I’m sure you’ve stumbled upon this word called ‘Blockchain’ in the last few years. Today, if you put the words “Blockchain-based” as a prefix to whatever you’re selling, you’re going to make at least 2x more sales no matter what your product is.
Anyway, we’re running out of time, I’ve only got five minutes to explain this.
A Blockchain is a continuously growing list of records called blocks, which are linked and secured using cryptography. Sounds too Wikipedia-ish, I get it. Let’s break it down.
First, let’s understand what a block is.
A block is a fundamental unit or the smallest indivisible part of a Blockchain. If you look at the image above, you’ll understand what the components of a typical block are. It has three fields viz. Data, Previous Hash, and Hash. The Data field contains whatever you want to store in your blockchain. Could be a vote in a blockchain-based voting application, or a birth certificate in a certificate application, or transactions like in the case of Bitcoin Blockchain. The Data field is where you put the main information to be stored in the block. We’ll come back to the Previous Hash field later. Next, we have the Hash field. The hash field contains the hash of the block. What is a hash though? A hash is a unique fingerprint of a piece of information. Hashes look different depending on the hashing algorithm, but usually, it is an alphanumeric string that looks like this:
You give the hashing algorithm some input and get the hash in return as output. If you’re still confused about how cryptographic hash functions, we have an entire article that explains hashes.
In our case, instead of “Hello” like in the above image, we give the hashing algorithm(SHA256) the data field and the previous hash field as input, and get the hash of the current block as output. And if even one bit of information in the block is changed, the entire hash changes. (See: Five Requirements of a Cryptographic Hash Function)

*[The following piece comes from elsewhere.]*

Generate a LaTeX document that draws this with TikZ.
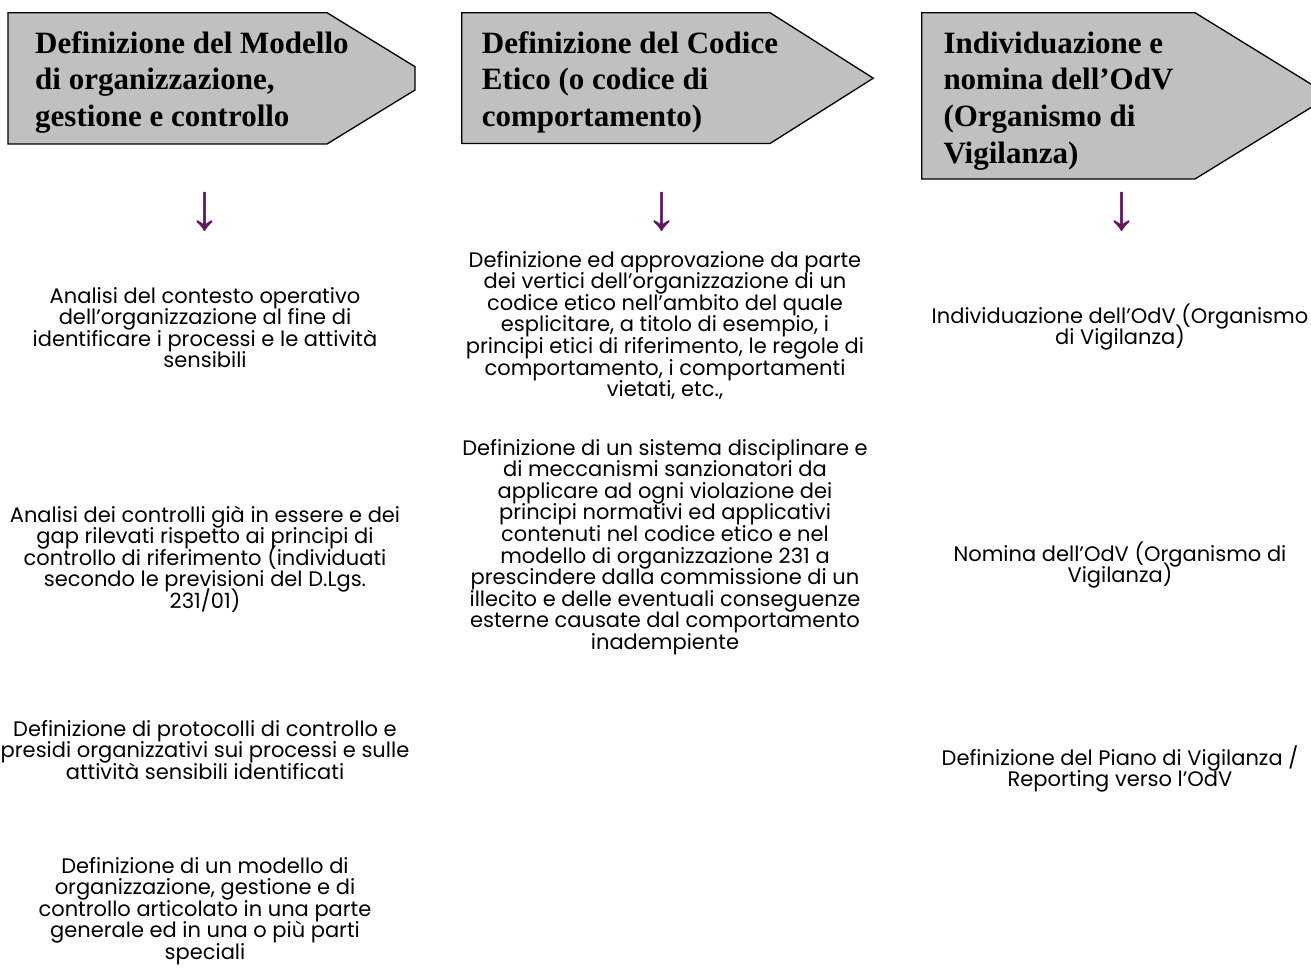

The hash of a block serves two purposes. One, it is the signature or fingerprint of that block. Second, it serves as the Previous Hash field of the next block. I think it must be clear now that the Previous Hash field, which is used to produce the hash of the current block, comes from the previous block. So, if some hacker tries to change the information in the data field of a block, it changes the hash of that block completely. And consequently, it changes the previous hash field of the next block and so on. The blockchain network realizes something is wrong and reverts back to its original unmodified state. This will be much easier to understand when we discover the Distributed Peer-To-Peer network of blockchains. But that’s a topic for another day. For now, this is enough for a five-minute fundamental understanding of Blockchains.